While Ferrari wouldn’t be the first company to face claims of a bad paint job, this has nothing to do with the finish and everything to do with the name. The story starts back in 2016 when Ferrari commissioned its Tailor Made division to develop “70 liveries inspired by the most iconic models from its history.”
The liveries were created to celebrate Ferrari’s 70th anniversary and several models with the retro paint jobs made their debut at the 2016 Paris Motor Show. Among them were an F12berlinetta dubbed “The Stirling” and a 488 GTB called “The Schumacher.”
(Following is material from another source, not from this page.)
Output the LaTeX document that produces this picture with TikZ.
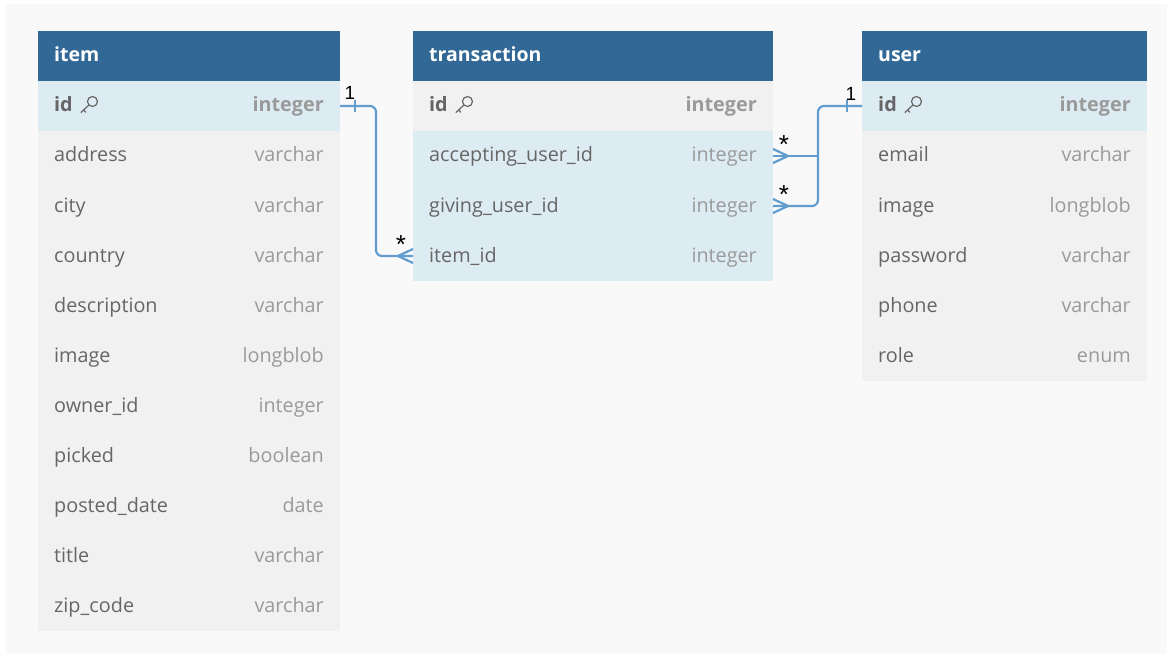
\documentclass[tikz,border=0pt]{standalone}
\usepackage{fontspec}
\setmainfont{Open Sans}
\newfontfamily\labelfont{Liberation Sans}
\usetikzlibrary{calc}
\definecolor{hdr}{HTML}{316896}
\definecolor{keyblue}{HTML}{DDEBF3}
\definecolor{rowgray}{HTML}{F1F1F1}
\definecolor{fieldcol}{HTML}{666666}
\definecolor{typecol}{HTML}{9A9A9A}
\definecolor{conncol}{HTML}{619CCF}
\definecolor{panel}{HTML}{F9F9F9}
\tikzset{
  rowbox/.style={rectangle, draw=none, inner sep=0pt, outer sep=0pt, minimum height=50pt, anchor=north west},
  hdrbox/.style={rowbox, fill=hdr},
  hdrtxt/.style={anchor=base west, inner sep=0pt, text=white, font=\fontsize{19.5}{22}\selectfont\bfseries},
  fieldtxt/.style={anchor=base west, inner sep=0pt, text=fieldcol, font=\fontsize{19.8}{22}\selectfont},
  typetxt/.style={anchor=base east, inner sep=0pt, text=typecol, font=\fontsize{19.8}{22}\selectfont},
  keyfield/.style={fieldtxt, font=\fontsize{19.8}{22}\selectfont\bfseries},
  keytype/.style={typetxt, font=\fontsize{19.8}{22}\selectfont\bfseries},
  conn/.style={draw=conncol, line width=2.2pt},
  cardlbl/.style={inner sep=0pt, text=black, font=\labelfont\fontsize{19}{20}\selectfont},
  starlbl/.style={inner sep=0pt, text=black, font=\labelfont\fontsize{26}{26}\selectfont},
  keyline/.style={draw=fieldcol, line width=1.2pt}
}
\newcommand{\dbhead}[4]{% name, x, width, title
  \node[hdrbox, minimum width=#3pt] (#1) at (#2,31) {};
  \node[hdrtxt] (#1-title) at ([xshift=16pt,yshift=-6pt]#1.west) {#4};
}
\newcommand{\dbrow}[7]{% name, x, y, width, fill, field, type
  \node[rowbox, fill=#5, minimum width=#4pt] (#1) at (#2,#3) {};
  \node[fieldtxt] (#1-f) at ([xshift=16pt,yshift=-6pt]#1.west) {#6};
  \node[typetxt] (#1-t) at ([xshift=-16pt,yshift=-6pt]#1.east) {#7};
}
\newcommand{\dbkeyrow}[5]{% name, x, width, fill, type
  \node[rowbox, fill=#4, minimum width=#3pt] (#1) at (#2,81) {};
  \node[keyfield] (#1-f) at ([xshift=16pt,yshift=-6pt]#1.west) {id};
  \node[keytype] (#1-t) at ([xshift=-16pt,yshift=-6pt]#1.east) {#5};
  \begin{scope}[shift={(#1-f.base east)}]
    \draw[keyline] (19.5,-10.5) circle (5pt);
    \draw[keyline, line cap=round] (16,-7) -- (8,0.5);
    \draw[keyline, line cap=round] (10.6,-2) -- (12.8,0.2);
  \end{scope}
}
\begin{document}
\begin{tikzpicture}[x=1pt, y=-1pt]
\useasboundingbox (0,0) rectangle (1174,655);
\fill[white] (0,0) rectangle (1174,655);
\fill[panel] (6,4) rectangle (1167,654);

% item table
\dbhead{item}{38}{302}{item}
\dbkeyrow{item-1}{38}{302}{keyblue}{integer}
\foreach \f/\t [count=\i from 2] in {address/varchar, city/varchar, country/varchar, description/varchar, image/longblob, owner\_id/integer, picked/boolean, posted\_date/date, title/varchar, zip\_code/varchar}{
  \pgfmathsetmacro\yy{31+50*\i}
  \dbrow{item-\i}{38}{\yy}{302}{rowgray}{\f}{\t}
}

% transaction table
\dbhead{tr}{413}{360}{transaction}
\dbkeyrow{tr-1}{413}{360}{rowgray}{integer}
\foreach \f/\t [count=\i from 2] in {accepting\_user\_id/integer, giving\_user\_id/integer, item\_id/integer}{
  \pgfmathsetmacro\yy{31+50*\i}
  \dbrow{tr-\i}{413}{\yy}{360}{keyblue}{\f}{\t}
}

% user table
\dbhead{user}{862}{285}{user}
\dbkeyrow{user-1}{862}{285}{keyblue}{integer}
\foreach \f/\t [count=\i from 2] in {email/varchar, image/longblob, password/varchar, phone/varchar, role/enum}{
  \pgfmathsetmacro\yy{31+50*\i}
  \dbrow{user-\i}{862}{\yy}{285}{rowgray}{\f}{\t}
}

% item.id 1 -- * transaction.item_id
\coordinate (it) at (376,106);
\draw[conn, rounded corners=6pt] (item-1.east) -- (it) |- (tr-4.west);
\draw[conn] ($(item-1.east)+(15,-6)$) -- ($(item-1.east)+(15,6)$);
\draw[conn] ($(tr-4.west)+(0,-7)$) -- ($(tr-4.west)+(-15,0)$) -- ($(tr-4.west)+(0,7)$);
\node[cardlbl] (l1) at (350,93) {1};
\node[starlbl] (l2) at (401,245) {*};

% user.id 1 -- * transaction.accepting/giving
\coordinate (ut) at (818,106);
\draw[conn, rounded corners=6pt] (user-1.west) -- (ut) |- (tr-3.east);
\draw[conn] (tr-2.east) -- (tr-2.east -| ut);
\draw[conn] ($(user-1.west)+(-15,-6)$) -- ($(user-1.west)+(-15,6)$);
\draw[conn] ($(tr-2.east)+(0,-7)$) -- ($(tr-2.east)+(15,0)$) -- ($(tr-2.east)+(0,7)$);
\draw[conn] ($(tr-3.east)+(0,-7)$) -- ($(tr-3.east)+(15,0)$) -- ($(tr-3.east)+(0,7)$);
\node[cardlbl] (l3) at (851,94) {1};
\node[starlbl] (l4) at (784,145) {*};
\node[starlbl] (l5) at (784,195) {*};
\end{tikzpicture}
\end{document}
Ferrari also decided to pay tribute to the Bullitt star by naming a brown California T “The Steve McQueen.” The company apparently felt this was a fitting tribute as the actor previously owned a brown Ferrari.
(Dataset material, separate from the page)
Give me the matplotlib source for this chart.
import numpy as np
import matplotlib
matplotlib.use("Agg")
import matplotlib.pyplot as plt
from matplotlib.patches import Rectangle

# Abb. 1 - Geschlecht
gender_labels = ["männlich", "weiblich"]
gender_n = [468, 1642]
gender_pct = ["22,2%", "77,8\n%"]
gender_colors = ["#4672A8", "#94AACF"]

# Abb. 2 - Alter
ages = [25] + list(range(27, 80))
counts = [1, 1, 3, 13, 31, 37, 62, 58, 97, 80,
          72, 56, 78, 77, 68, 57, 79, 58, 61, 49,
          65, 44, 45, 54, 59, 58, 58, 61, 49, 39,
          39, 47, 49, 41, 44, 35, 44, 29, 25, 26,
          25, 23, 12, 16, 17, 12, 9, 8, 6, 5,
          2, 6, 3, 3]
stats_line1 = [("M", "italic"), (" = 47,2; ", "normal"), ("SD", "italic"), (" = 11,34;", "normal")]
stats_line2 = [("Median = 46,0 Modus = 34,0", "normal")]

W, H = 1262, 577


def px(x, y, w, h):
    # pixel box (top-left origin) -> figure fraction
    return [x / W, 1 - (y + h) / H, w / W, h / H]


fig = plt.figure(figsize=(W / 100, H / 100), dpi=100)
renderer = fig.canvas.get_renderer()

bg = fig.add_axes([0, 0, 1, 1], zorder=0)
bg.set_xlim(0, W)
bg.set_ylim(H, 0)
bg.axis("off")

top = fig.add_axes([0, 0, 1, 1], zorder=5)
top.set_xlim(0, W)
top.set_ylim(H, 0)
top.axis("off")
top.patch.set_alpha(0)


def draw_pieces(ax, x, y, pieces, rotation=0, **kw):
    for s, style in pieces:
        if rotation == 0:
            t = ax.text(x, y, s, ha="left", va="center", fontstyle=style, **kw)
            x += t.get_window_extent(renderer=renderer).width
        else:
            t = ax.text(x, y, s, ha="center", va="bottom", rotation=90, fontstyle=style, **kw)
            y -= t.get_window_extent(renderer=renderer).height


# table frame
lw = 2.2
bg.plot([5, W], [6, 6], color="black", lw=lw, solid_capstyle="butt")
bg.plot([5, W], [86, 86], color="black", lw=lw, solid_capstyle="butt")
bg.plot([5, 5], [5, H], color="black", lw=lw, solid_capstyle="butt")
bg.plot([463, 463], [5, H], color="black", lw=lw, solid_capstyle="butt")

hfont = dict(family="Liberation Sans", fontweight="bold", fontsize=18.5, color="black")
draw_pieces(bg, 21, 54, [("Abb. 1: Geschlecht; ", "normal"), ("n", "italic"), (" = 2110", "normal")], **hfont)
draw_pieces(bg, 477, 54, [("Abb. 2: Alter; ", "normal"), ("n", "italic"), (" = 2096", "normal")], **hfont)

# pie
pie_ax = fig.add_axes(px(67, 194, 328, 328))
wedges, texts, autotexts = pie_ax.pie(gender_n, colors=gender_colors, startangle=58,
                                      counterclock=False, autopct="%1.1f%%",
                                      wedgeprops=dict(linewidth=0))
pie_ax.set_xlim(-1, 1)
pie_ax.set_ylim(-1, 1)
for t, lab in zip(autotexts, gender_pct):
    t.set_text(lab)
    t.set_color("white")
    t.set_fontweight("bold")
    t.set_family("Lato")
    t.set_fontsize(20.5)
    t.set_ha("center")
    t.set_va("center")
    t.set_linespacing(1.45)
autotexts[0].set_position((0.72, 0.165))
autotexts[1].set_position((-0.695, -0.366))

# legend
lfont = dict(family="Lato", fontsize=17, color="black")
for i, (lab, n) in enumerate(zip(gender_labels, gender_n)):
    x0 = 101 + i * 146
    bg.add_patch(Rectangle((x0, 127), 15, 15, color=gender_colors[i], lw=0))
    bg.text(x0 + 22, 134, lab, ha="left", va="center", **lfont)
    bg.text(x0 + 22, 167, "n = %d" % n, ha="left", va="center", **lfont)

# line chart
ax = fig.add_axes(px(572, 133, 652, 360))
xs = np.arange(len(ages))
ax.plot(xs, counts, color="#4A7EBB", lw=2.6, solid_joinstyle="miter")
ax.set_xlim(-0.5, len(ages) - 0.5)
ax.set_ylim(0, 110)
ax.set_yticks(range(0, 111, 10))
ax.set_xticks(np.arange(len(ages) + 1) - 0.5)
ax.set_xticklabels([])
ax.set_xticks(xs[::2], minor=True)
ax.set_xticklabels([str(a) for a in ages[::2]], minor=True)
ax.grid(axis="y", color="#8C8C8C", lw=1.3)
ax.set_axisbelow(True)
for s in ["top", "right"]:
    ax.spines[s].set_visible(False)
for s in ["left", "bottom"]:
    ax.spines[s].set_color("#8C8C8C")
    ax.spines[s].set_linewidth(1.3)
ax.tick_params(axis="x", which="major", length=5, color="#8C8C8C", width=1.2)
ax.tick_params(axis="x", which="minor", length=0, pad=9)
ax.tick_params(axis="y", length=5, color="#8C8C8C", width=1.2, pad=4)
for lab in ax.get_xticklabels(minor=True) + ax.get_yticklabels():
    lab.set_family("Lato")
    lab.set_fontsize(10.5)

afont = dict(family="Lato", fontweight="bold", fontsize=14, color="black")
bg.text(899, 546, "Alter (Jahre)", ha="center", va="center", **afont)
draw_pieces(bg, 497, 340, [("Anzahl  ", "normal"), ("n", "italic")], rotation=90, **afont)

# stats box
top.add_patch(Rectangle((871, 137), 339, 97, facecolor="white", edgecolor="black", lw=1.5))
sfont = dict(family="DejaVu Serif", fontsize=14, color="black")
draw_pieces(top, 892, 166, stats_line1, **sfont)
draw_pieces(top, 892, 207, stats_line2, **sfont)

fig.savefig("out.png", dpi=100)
Having a paint job named after you isn’t the greatest honor, but Ferrari probably believed it won’t be an issue and would tie in nicely with its 70th anniversary. Unfortunately, the McQueen family felt differently.
According to Court House News, via Car and Driver, McQueen’s family filed a lawsuit against the automaker in Los Angeles County Superior Court on July 30th. The lawsuit says Chadwick McQueen – Steve’s son – met with Ferrari’s president and chairman to discuss a limited edition Ferrari McQueen in 2011. The lawsuit goes onto say this special edition could bare the McQueen name “provided he (Chadwick) and his family would maintain approval rights and involvement in the project.”
It doesn’t appear an agreement was reached and the lawsuit alleges the McQueen family was “shocked when they learned, in 2017, that Ferrari had, without notice or authorization, begun marketing and selling a special edition … that Ferrari entitled ‘The McQueen,’ and that Ferrari marketed through use of Steve McQueen’s persona.” The lawsuit adds Ferrari promoted the model on its website and in a brochure that featured a photo of the actor with a Ferrari.
The family complained to Ferrari and they reportedly responded by renaming the model “The Actor.” However, the lawsuit says the automaker continued to point out that Steve McQueen owned a 250 GT Berlinetta in the revised promotional material.
The family is reportedly seeking $2 (£1.5 / €1.7) million for violating a registered trademark as well as for punitive damages. It remains unclear who will be victorious, but the family’s outrage over Ferrari noting a historical fact seems misplaced.